Rzecznik UKE, Witold Tomaszewski, poinformował, że ukraińska telewizja naziemna już prawie nie zakłóca przyszłych polskich sieci w paśmie 700 MHz.
Urząd otrzymał właśnie informację, że na Ukrainie zakończył się pierwszy etap przestrajania nadajników - zgodnie z wcześniej uzgodnionym harmonogramem.
Oznacza to, że tylko na średnio mniej niż 1% naszego kraju takie zakłócenia mogą występować (nie dotyczy bloku E - 5%).
Na przełomie tego i przyszłego roku ma nastąpić drugi etap przetrajania sieci, tym razem stacji dalej od naszej granicy, na Zakarpaciu.
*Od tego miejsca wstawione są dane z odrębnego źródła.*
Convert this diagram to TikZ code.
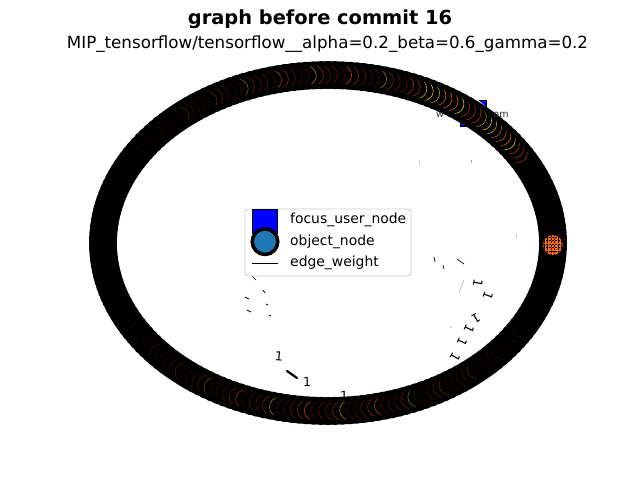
\documentclass[tikz,border=0pt]{standalone}
\usepackage{fontspec}
\setmainfont{DejaVu Sans}
\definecolor{tabblue}{HTML}{1F77B4}
\definecolor{rA}{HTML}{5A1000}
\definecolor{rB}{HTML}{8A1C00}
\definecolor{rC}{HTML}{B83200}
\definecolor{rD}{HTML}{E86000}
\definecolor{yA}{HTML}{C8B000}
\definecolor{yB}{HTML}{F0D800}
\definecolor{legedge}{HTML}{CCCCCC}
\definecolor{orangeN}{HTML}{FF6A00}
\tikzset{
  ttl/.style={font=\bfseries\fontsize{19.4}{22}\selectfont, inner sep=0pt},
  subttl/.style={font=\fontsize{16.7}{19}\selectfont, inner sep=0pt},
  legtxt/.style={font=\fontsize{13.9}{16}\selectfont, anchor=west, inner sep=0pt},
  wlabel/.style={font=\fontsize{12.5}{14}\selectfont, inner sep=0pt},
  tinylabel/.style={font=\fontsize{9.5}{11}\selectfont, inner sep=0pt, text=black!80},
  ringnode/.style={fill=black},
  focusfrag/.style={fill=blue},
  focusedge/.style={draw=black, line width=0.8},
  edgefrag/.style={black, line width=0.7},
  faintfrag/.style={black!35, line width=0.5},
}
\begin{document}
\begin{tikzpicture}[x=1pt,y=-1pt]
\useasboundingbox (0,0) rectangle (640,480);
\fill[white] (0,0) rectangle (640,480);

% titles
\node[ttl] (title) at (320,19) {graph before commit 16};
\node[subttl] (subtitle) at (327.5,44) {MIP\_tensorflow/tensorflow\_\_alpha=0.2\_beta=0.6\_gamma=0.2};

% ring of object nodes
\foreach \i in {0,...,199}{
  \pgfmathsetmacro\t{\i*1.8}
  \pgfmathsetmacro\px{328+225*cos(\t)}
  \pgfmathsetmacro\py{243-168*sin(\t)}
  \pgfmathtruncatemacro\k{mod(\i*37+3,10)}
  \pgfmathtruncatemacro\hot{and(\t>32,\t<72)}
  \pgfmathsetmacro\op{\hot==1 ? 1 : 0.04+0.8*(sin(\t))^4}
  \ifnum\hot=1
    \ifcase\k \def\cc{yB}\or\def\cc{rD}\or\def\cc{yA}\or\def\cc{rC}\or\def\cc{rD}\or\def\cc{yB}\or\def\cc{rC}\or\def\cc{rD}\or\def\cc{yA}\else\def\cc{rC}\fi
  \else
    \ifcase\k \def\cc{rB}\or\def\cc{rA}\or\def\cc{rC}\or\def\cc{rB}\or\def\cc{yA}\or\def\cc{rB}\or\def\cc{rA}\or\def\cc{rC}\or\def\cc{rA}\else\def\cc{rD}\fi
  \fi
  \fill[ringnode] (\px,\py) circle[radius=14];
  \draw[\cc, draw opacity=\op, line width=0.55] (\px,\py) circle[radius=9.5];
}

% focus user node: only its two corners show beside the ring band
\coordinate (focus) at (473,113);
\fill[focusfrag] (479,100.5) -- (486,100.5) -- (486,106.5) -- cycle;
\draw[focusedge] (479,100.5) -- (486,100.5) -- (486,106.5);
\fill[focusfrag] (460,122.8) -- (460,126) -- (465.5,126) -- cycle;
\draw[focusedge] (460,122.8) -- (460,126) -- (465.5,126);

% label of focus node (visible parts)
\node[tinylabel] (flabelA) at (440,114.5) {w};
\node[tinylabel] (flabelB) at (501,114.5) {om};

% orange node on the right
\begin{scope}
  \clip (553,245) circle[radius=10];
  \fill[orangeN] (553,245) circle[radius=10];
  \foreach \x in {544,547.5,...,562}{ \draw[black, line width=0.45, dash pattern=on 2pt off 1.2pt] (\x,235) -- (\x,255); }
  \foreach \y in {237,240.5,...,254}{ \draw[black, line width=0.35, dash pattern=on 1.5pt off 1.5pt] (543,\y) -- (563,\y); }
\end{scope}
\coordinate (orangeN) at (553,245);

% edge labels inside
\node[wlabel, rotate=-100] (w1) at (478,283) {1};
\node[wlabel, rotate=-110] (w2) at (488,296) {1};
\node[wlabel, rotate=-150] (w3) at (476,318) {1};
\node[wlabel, rotate=-115] (w3b) at (469,329) {1};
\node[wlabel, rotate=-115] (w4) at (462,342) {1};
\node[wlabel, rotate=-120] (w5) at (455,357) {1};
\node[wlabel, rotate=-5] (w6) at (279,356) {1};
\node[wlabel] (w7) at (307,382) {1};
\node[wlabel] (w8) at (344,396) {1};

% small edge fragments
\coordinate (m1a) at (287,371); \coordinate (m1b) at (297,378);
\draw[black, line width=2.2, line cap=round] (m1a) -- (m1b);
\coordinate (m2a) at (252,276); \coordinate (m2b) at (256,280);
\draw[edgefrag] (m2a) -- (m2b);
\coordinate (m3a) at (245,297); \coordinate (m3b) at (249,299);
\draw[edgefrag] (m3a) -- (m3b);
\coordinate (m4a) at (247,310); \coordinate (m4b) at (251,312);
\draw[edgefrag] (m4a) -- (m4b);
\coordinate (m5a) at (266,304); \coordinate (m5b) at (268,305);
\draw[edgefrag] (m5a) -- (m5b);
\coordinate (m6a) at (269,315); \coordinate (m6b) at (271,316);
\draw[edgefrag] (m6a) -- (m6b);
\coordinate (m7a) at (263,290); \coordinate (m7b) at (265,293);
\draw[edgefrag] (m7a) -- (m7b);
\coordinate (m8a) at (434,257); \coordinate (m8b) at (435,262);
\draw[edgefrag] (m8a) -- (m8b);
\coordinate (m9a) at (443,265); \coordinate (m9b) at (444,269);
\draw[edgefrag] (m9a) -- (m9b);
\coordinate (m10a) at (457,259); \coordinate (m10b) at (464,264);
\draw[edgefrag] (m10a) -- (m10b);
\coordinate (m11a) at (459,292); \coordinate (m11b) at (464,280);
\draw[faintfrag] (m11a) -- (m11b);
\coordinate (m12a) at (420,160); \coordinate (m12b) at (419,165);
\draw[faintfrag] (m12a) -- (m12b);
\coordinate (m13a) at (471,160); \coordinate (m13b) at (471,163);
\draw[faintfrag] (m13a) -- (m13b);
\coordinate (m14a) at (516,238); \coordinate (m14b) at (517,235);
\draw[faintfrag] (m14a) -- (m14b);
\coordinate (m15a) at (450,328); \coordinate (m15b) at (452,326);
\draw[faintfrag] (m15a) -- (m15b);

% legend
\draw[legedge, fill=white, fill opacity=0.8, rounded corners=3pt, line width=0.8] (245,209) rectangle (411,276);
\node[rectangle, draw=black, fill=blue, line width=0.8, minimum width=24.5pt, minimum height=24pt, inner sep=0pt] (legsq) at (265,221.5) {};
\node[circle, draw=black, fill=tabblue, line width=3.5pt, minimum size=25.6pt, inner sep=0pt] (legci) at (265,241.7) {};
\coordinate (legA) at (252,263); \coordinate (legB) at (278,263);
\draw[black, line width=1] (legA) -- (legB);
\node[legtxt] (lt1) at (290,220) {focus\_user\_node};
\node[legtxt] (lt2) at (290,241.5) {object\_node};
\node[legtxt] (lt3) at (290,263) {edge\_weight};
\end{tikzpicture}
\end{document}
To już powinno całkowicie wyeliminować zakłócenia (poza blokiem E - potencjalne zakłócenia na 0,12% kraju).
Blok E to jeden z dwóch, które przypadły PLAY.
W grudniu 2024 r. w Warszawie odbyły się warsztaty dla Ukrainy, organizowane wspólnie przez Komisję Europejską, Międzynarodowy Związek Telekomunikacyjny (ITU) i UKE. To podczas tych warsztatów przedstawiciel strony ukraińskiej potwierdził, że jego kraj zobowiązuje się do zmiany kanałów stacji pracujących w paśmie 700 MHz, co znacząco ograniczy potencjalne zakłócenia, jakie mogą być generowane przez ukraińską naziemną telewizję cyfrową.
Estymowany spadek zakłóceń powierzchni kraju dla bloku:
A – z 10,84 proc. do 0,56 proc. (po pierwszym etapie),
B – z 9,44 proc. do 0,03 proc. (po pierwszym etapie),
C – z 10,84 proc. do 0,25 proc. (po pierwszym etapie),
D – z 19,74 proc. do 0 proc. (po pierwszym etapie),
E – z 19,82 proc. do 5,03 proc. (po pierwszym etapie) i do 0,12 proc. (po obu etapach),
F – z 8,33 proc. do 1,36 proc. (po drugim etapie).